Servings: 12 waffles

Ingredients
  

  • 2 cups rolled oats
  • 1/2 cup Gluten Free Sourdough starter Could use plain yogurt if you don't have a starter yet!
  • 2 1/2 cups Gluten Free Flour I used Namaste Blend from Costco
  • 3 1/2 cups Non-dairy milk I used hemp milk, dairy milk works well if you tolerate.
  • 6 TBS Butter If dairy free use all oil or ghee if tolerated.
  • 6 TBS olive oil (can do all butter if you prefer)
  • 4 TBSP Maple Syrup Can sub honey or another sweetener.
  • 4 Eggs
  • 1 tsp Cream of tarter
  • 1 tsp Baking Soda
  • 1 tsp Cinnamon

Method
 

  1. The night before in a large bowl, mix oats, gluten free starter, flour, and non-dairy milk together. Cover with a towel and let sit overnight on the counter. Let sit for at least 7-8 hours.
  2. The next day, in a separate bowl, melt butter, add in olive oil, maple syrup, and eggs. Whisk to combine.
  3. Sprinkle cream of tarter, baking soda, and cinnamon on top of flour and oat mixture.
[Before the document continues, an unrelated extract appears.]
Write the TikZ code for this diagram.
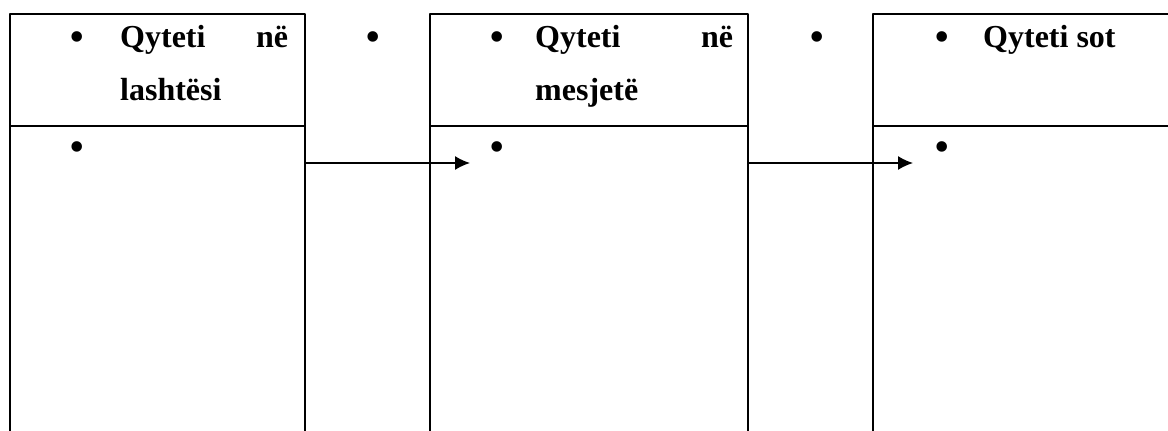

Use hand mixer or stand mixer to combine, then slowly pour in egg/oil mixture until well combined.
  4. After waffle iron is pre-heated, scoop 1/3 to 1/2 a cup onto waffle iron and cook according to manufacturer's directions.
  5. Optional top with fruit, more maple syrup, butter, or homemade fruit sauce. We love just combining some frozen blueberries or strawberries in a pan with some maple syrup and letting simmer until thick.